| Last revised 1999/11/30 |
#15. You can recognize equilibrium problems by their having all accelerations equal to zero and/or all angular accelerations equal to zero. Approach them by drawing force diagrams, choosing a rotation axis if angular accelerations are zero, and applying F = m a and torque = I alpha. Choose systems and the rotation axis to make the equations as simple as possible.
#20. I find 7 distinct forces in this problem, although some of them are equal to others. Notice that you are not given the radius of the spheres and there is no possible way to determine it, so the sphere size has to drop out.
#24. If you get a generic formula for the results of a weighing, you will do a lot less work.

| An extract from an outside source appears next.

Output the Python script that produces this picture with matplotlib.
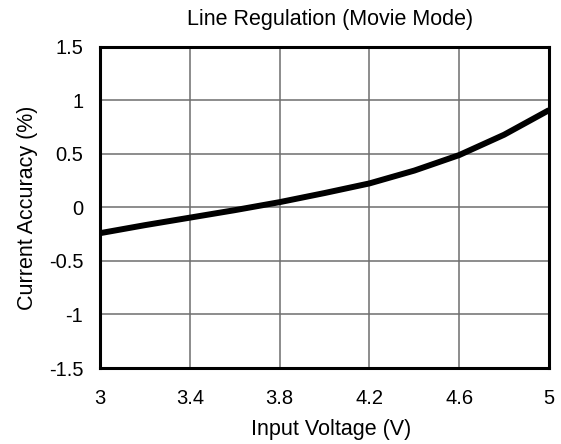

You will be able to apply the generic formula more than once, of course.
#26. What system, i. e. which object, should you choose in this problem?
#29. The crucial point for this problem is choosing the best axis for analyzing the torques. Since nothing is actually rotating or accelerating, the axis can be placed anywhere. Where can you put it so as to have as few as possible nonzero torques involving irrelevant forces?
Try using Cartesian components of vectors rather than magnitudes and angles.
#41. You need to analyze more than one system.
#45. Note the hint in the problem. Since there is a linear accleration, you must put the rotational axis through the center of mass of the car, assuming that you use the car as the system to be analyzed.